Под конец Саша даже немного выдохнула: в общем и целом, если не придираться, было неплохо и по-доброму.

– Аа…когда придет врач?

– Подожди, он в палату зайдет или тебя вызовет дежурная медсестра, – кинула женщина и поспешила к следующей пациентке.

Саша вернулась в палату и опять легла лицом к своей зеленой стене. Она была рада, что лежала в палате одна. Однако, это значило еще и то, что они с _____ были наедине. Впервые ей ничего не хотелось делать – ни читать книгу, ни размышлять о планах на будущее, ни смотреть сериал, который призван вызвать у нее улыбку – ни-че-го. Проснулся ребенок и ей пришлось долго укачивать его на коленях, чтобы он не кряхтел и не стонал – от боли, голода, неудобства в памперсе или от желания передать эмоцию – кто знает? На всякий случай Саша проверила попку, и складки одежки, не мешает ли что.

Ребенок никак не засыпал, а только больше стал кряхтеть и извиваться на руках. Саша испугалась, вскочила на ноги и пару минут укачивала стоя. Как только она хотела позвать врача, ___ успокоился и обмяк. Саша медленно ходила туда-сюда по палате, замедляя разогнанное сердце. Она подошла к окну, отодвинула штору и посмотрела на зеленый внутренний двор больницы. Кусочек аллеи, проходящей по всей больнице – как она потом узнала, состоящей из десяти корпусов – пару лавочек, на одной из которых курил средних лет мужчина, открывающаяся и закрывающаяся дверь служебного помещения.

На стекле проскальзывали тени девушки и когда Саша подошла ближе и почти прижалась носом к стеклу, то смогла увидеть очертания лица. И это лицо не было ей знакомо.

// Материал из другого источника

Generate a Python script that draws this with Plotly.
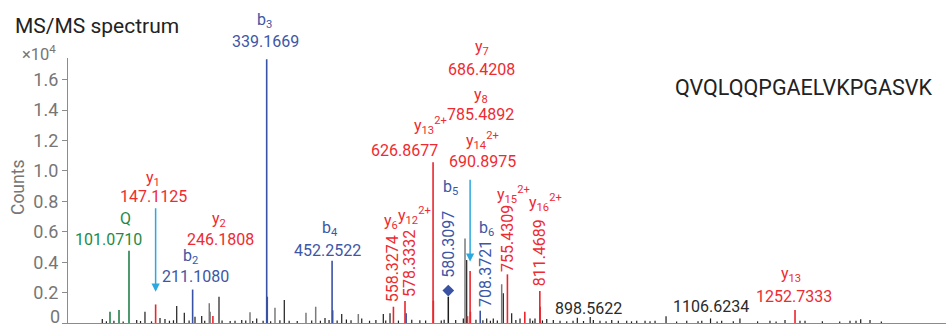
import plotly.graph_objects as go

# ---------------- spectrum data (m/z, intensity in counts) ----------------
b_mz = [211.1080, 339.1669, 340.1700, 452.2522, 453.2550, 580.3097, 708.3721]
b_int = [2200, 17350, 1730, 4100, 835, 640, 810]

y_mz = [147.1125, 246.1808, 558.3274, 578.3332, 626.8677, 627.3690, 686.4208,
        690.8975, 691.3990, 755.4309, 785.4892, 811.4689, 811.9700, 1252.7333]
y_int = [1220, 460, 1070, 1450, 10570, 1470, 450,
         3420, 740, 3200, 740, 2100, 1070, 860]

imm_mz = [68.20, 83.80, 101.0710]
imm_int = [740, 855, 4750]

precursor_mz = 653.2
precursor_int = 1730

gray_mz = [239.9, 310.3, 353.5, 407.1, 423.9, 497.6, 682.1, 745.5]
gray_int = [1300, 700, 1000, 680, 1070, 590, 5560, 2550]

black_mz = [54.9, 114.4, 128.7, 154.7, 163.3, 183.6, 196.7, 215.2, 226.8, 241.0,
            256.7, 284.4, 296.0, 321.9, 369.6, 440.0, 468.9, 503.5, 540.8, 552.4,
            679.2, 685.0, 719.6, 731.0, 748.3, 762.8, 777.2, 794.5, 803.1, 823.4,
            834.8, 846.4, 868.9, 876.3, 898.5622, 904.0, 915.5, 935.8, 947.2, 961.7,
            979.0, 993.4, 1010.7, 1029.7, 1065.5, 1091.5, 1106.6234, 1125.9, 1157.5, 1209.4,
            1235.4, 1261.3, 1270.0, 1347.8, 1358.2, 1366.3, 1382.4,
            62, 75, 91, 121, 140, 171, 178, 205, 232, 262, 276, 303, 315, 333, 346,
            362, 378, 392, 417, 432, 447, 461, 477, 485, 517, 528, 545, 567, 590, 604,
            614, 641, 646, 666, 701, 713, 726, 738, 770, 799, 816, 858, 887, 926, 970,
            1002, 1048, 1085, 1118, 1146, 1188, 1220, 1300, 1330, 1402]
black_int = [260, 200, 740, 330, 260, 1120, 680, 410, 460, 740,
             1730, 150, 200, 300, 1510, 330, 590, 300, 590, 640,
             300, 4140, 300, 300, 1950, 640, 300, 300, 300, 260,
             200, 150, 150, 350, 400, 200, 150, 200, 150, 150,
             150, 150, 150, 450, 150, 150, 300, 150, 300, 150,
             200, 150, 150, 150, 150, 250, 200,
             120, 150, 100, 130, 110, 150, 180, 170, 140, 160, 130, 170, 130, 150, 120,
             180, 140, 130, 160, 150, 200, 170, 230, 180, 150, 200, 170, 160, 220, 180,
             160, 170, 220, 200, 210, 180, 150, 170, 200, 150, 170, 120, 130, 120, 110,
             120, 100, 110, 100, 120, 110, 100, 110, 100, 100]

peptide = "QVQLQQPGAELVKPGASVK"
ytick_vals = [0, 2000, 4000, 6000, 8000, 10000, 12000, 14000, 16000]
ytick_text = ["0", "0.2", "0.4", "0.6", "0.8", "1.0", "1.2", "1.4", "1.6"]

# ---------------- styling ----------------
RED = "#e8262d"
RED_TXT = "#ee2b31"
BLUE = "#3a52a3"
BLUE_TXT = "#3d56a6"
GREEN = "#24804a"
GREEN_TXT = "#1f8a46"
BLACK = "#1c1c1c"
GRAY = "#7a7a7a"
AXIS = "#8c8c8c"
TICK_TXT = "#767676"
ARROW = "#2aa9e0"
FONT = "Roboto"

W, H = 946, 328
M_L, M_R, M_T, M_B = 68, 0, 58, 5
PLOT_H = H - M_T - M_B
X_RANGE = [-4.4, 1513.8]
Y_RANGE = [0, 17430]


def paper_y(py):
    """Screen row (px from top) -> paper fraction of the plot area."""
    return (H - M_B - py) / PLOT_H


def paper_x(px):
    return (px - M_L) / (W - M_L - M_R)


def sticks(mz, inten):
    xs, ys = [], []
    for m, v in zip(mz, inten):
        xs += [m, m, None]
        ys += [0, v, None]
    return xs, ys


fig = go.Figure()

for mz, inten, col, lw in [(black_mz, black_int, BLACK, 1.2), (gray_mz, gray_int, GRAY, 1.5),
                           ([precursor_mz], [precursor_int], BLACK, 1.5),
                           (imm_mz, imm_int, GREEN, 1.6), (b_mz, b_int, BLUE, 1.6),
                           (y_mz, y_int, RED, 1.6)]:
    xs, ys = sticks(mz, inten)
    fig.add_trace(go.Scatter(x=xs, y=ys, mode="lines",
                             line=dict(color=col, width=lw),
                             hoverinfo="skip", showlegend=False))

# precursor marker
fig.add_trace(go.Scatter(x=[precursor_mz], y=[precursor_int + 400], mode="markers",
                         marker=dict(symbol="diamond", size=9, color=BLUE),
                         hoverinfo="skip", showlegend=False))

# ---------------- peak annotations ----------------
# (m/z, ion name, name dx, name row, value dx, value row, value rotated, colour)
labels = [
    (101.0710, "Q", -3.3, 218.3, -20.7, 239.0, False, GREEN_TXT),
    (147.1125, "y<sub>1</sub>", -2.6, 178.5, -2.6, 196.0, False, RED_TXT),
    (211.1080, "b<sub>2</sub>", -2.6, 256.7, 2.4, 276.7, False, BLUE_TXT),
    (246.1808, "y<sub>2</sub>", 6.0, 219.0, 8.0, 239.0, False, RED_TXT),
    (339.1669, "b<sub>3</sub>", -2.0, 20.0, -1.0, 41.7, False, BLUE_TXT),
    (452.2522, "b<sub>4</sub>", -2.0, 228.3, -4.4, 250.0, False, BLUE_TXT),
    (558.3274, "y<sub>6</sub>", -2.0, 221.5, -1.3, 269.2, True, RED_TXT),
    (578.3332, "y<sub>12</sub><sup>2+</sup>", 9.5, 215.0, 4.7, 263.3, True, RED_TXT),
    (626.8677, "y<sub>13</sub><sup>2+</sup>", -3.0, 125.8, -29.0, 150.0, False, RED_TXT),
    (686.4208, "y<sub>7</sub>", 14.5, 47.5, 14.2, 69.3, False, RED_TXT),
    (785.4892, "y<sub>8</sub>", -44.0, 95.0, -44.0, 115.0, False, RED_TXT),
    (690.8975, "y<sub>14</sub><sup>2+</sup>", 12.0, 140.8, 12.0, 161.7, False, RED_TXT),
    (580.3097, "b<sub>5</sub>", 44.0, 187.5, 42.5, 244.2, True, BLUE_TXT),
    (708.3721, "b<sub>6</sub>", 6.0, 228.3, 5.5, 273.3, True, BLUE_TXT),
    (755.4309, "y<sub>15</sub><sup>2+</sup>", 5.6, 194.0, 0.3, 238.3, True, RED_TXT),
    (811.4689, "y<sub>16</sub><sup>2+</sup>", 6.0, 202.5, 0.0, 252.5, True, RED_TXT),
    (1252.7333, "y<sub>13</sub>", -3.7, 274.0, -1.0, 296.7, False, RED_TXT),
    (898.5622, None, 0, 0, -2.0, 308.3, False, "#2a2a2a"),
    (1106.6234, None, 0, 0, 0.0, 306.7, False, "#2a2a2a"),
]

ann = []
for mz, name, ndx, nrow, vdx, vrow, rot, col in labels:
    if name:
        ann.append(dict(x=mz, xref="x", y=paper_y(nrow), yref="paper", text=name,
                        xshift=ndx, showarrow=False, xanchor="center", yanchor="middle",
                        font=dict(family=FONT, size=16, color=col)))
    ann.append(dict(x=mz, xref="x", y=paper_y(vrow), yref="paper", text=f"{mz:.4f}",
                    xshift=vdx, showarrow=False, xanchor="center", yanchor="middle",
                    textangle=-90 if rot else 0,
                    font=dict(family=FONT, size=16, color=col)))

# pointer arrows for y1 and y14(2+)
for mz, tip_row, tail_row in [(147.1125, 291.7, 206.7), (690.8975, 261.7, 178.3)]:
    ann.append(dict(x=mz, xref="x", y=paper_y(tip_row), yref="paper", text="",
                    showarrow=True, axref="pixel", ayref="pixel", ax=0, ay=tail_row - tip_row,
                    arrowhead=2, arrowsize=1.1, arrowwidth=1.5, arrowcolor=ARROW, standoff=0))

# axis decorations, sequence
ann += [
    # zero label sits slightly above the baseline so it stays inside the figure
    dict(x=paper_x(61.5), xref="paper", y=paper_y(316.5), yref="paper", text=ytick_text[0],
         showarrow=False, xanchor="right", yanchor="middle",
         font=dict(family=FONT, size=18, color=TICK_TXT)),
    dict(x=paper_x(38.5), xref="paper", y=paper_y(53.5), yref="paper",
         text="×10<sup>4</sup>", showarrow=False, xanchor="center", yanchor="middle",
         font=dict(family=FONT, size=16.5, color=TICK_TXT)),
    dict(x=paper_x(18), xref="paper", y=paper_y(188), yref="paper", text="Counts",
         textangle=-90, showarrow=False, xanchor="center", yanchor="middle",
         font=dict(family=FONT, size=17.5, color=TICK_TXT)),
    dict(x=paper_x(933.5), xref="paper", y=paper_y(87.3), yref="paper", text=peptide,
         showarrow=False, xanchor="right", yanchor="middle",
         font=dict(family=FONT, size=21.5, color="#222222")),
]

fig.update_layout(
    width=W, height=H,
    margin=dict(l=M_L, r=M_R, t=M_T, b=M_B, pad=0),
    paper_bgcolor="white", plot_bgcolor="white",
    title=dict(text="MS/MS spectrum", x=15 / W, xanchor="left", xref="container",
               y=1 - 26 / H, yanchor="middle", yref="container",
               font=dict(family=FONT, size=21, color="#222222")),
    xaxis=dict(range=X_RANGE, showline=True, linecolor=AXIS, linewidth=1.3,
               showticklabels=False, ticks="", showgrid=False, zeroline=False),
    yaxis=dict(range=Y_RANGE, tickvals=ytick_vals, ticktext=[""] + ytick_text[1:],
               ticks="outside", ticklen=5, tickwidth=1.2, tickcolor=AXIS,
               showline=True, linecolor=AXIS, linewidth=1.3,
               showgrid=False, zeroline=False,
               tickfont=dict(family=FONT, size=18, color=TICK_TXT)),
    annotations=ann,
    showlegend=False,
)

fig.write_html("out.html")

Что тут удивительного? Можно было предположить, что выглядела она не лучше, чем чувствовала себя. Зеркало поменялось в восприятии Саши не в друга, а в нейтральный, не особо полезный объект. После родов оно выполняло только одну функцию – посмотреть нет ли на лице грязи, да и все. Никакого ухода, украшения себя – об этом и думать даже не приходилось. Зачем все это? Для чего?

Она чувствовала грязноватые волосы, собранные в хвостик, жирное, с толстой пористой кожей лицо, потому что должного ухода не было – она только умывалась привезенным из дома молочком, намазывала крем не так, как учили косметологи, а лишь бы быстрее растереть по лицу, против правил выдавливала прыщи, неизвестно откуда взявшиеся, ведь больничная еда не была вредной. Она собирала в обе руки живот, нависший над лобком – он все же медленно уходил, но пока выглядел отвратительно. На сосках прочно поселились синяки – все от неумелого долгого сцеживания молока, которым еще нужно было кормить _____ , наклоняясь над его кроваткой с бутылочкой. Домашняя одежда, которую она, еще беременная, брала в роддом, была растянута в области живота и теперь футболки некрасиво свисали, будто недавно родили сами.

Она выглядела как классическая тетка, постаревшая на десять лет от горя. Но делать с этим ничего не хотела. Зачем? Зачем вообще сейчас думать о себе. Раньше Саша планировала попросить кого-то из подруг привезти несколько вещей, но теперь об этом не могло быть и речи. Она не допустит, чтобы кто-то из ее прежней жизни видел ее в таком состоянии.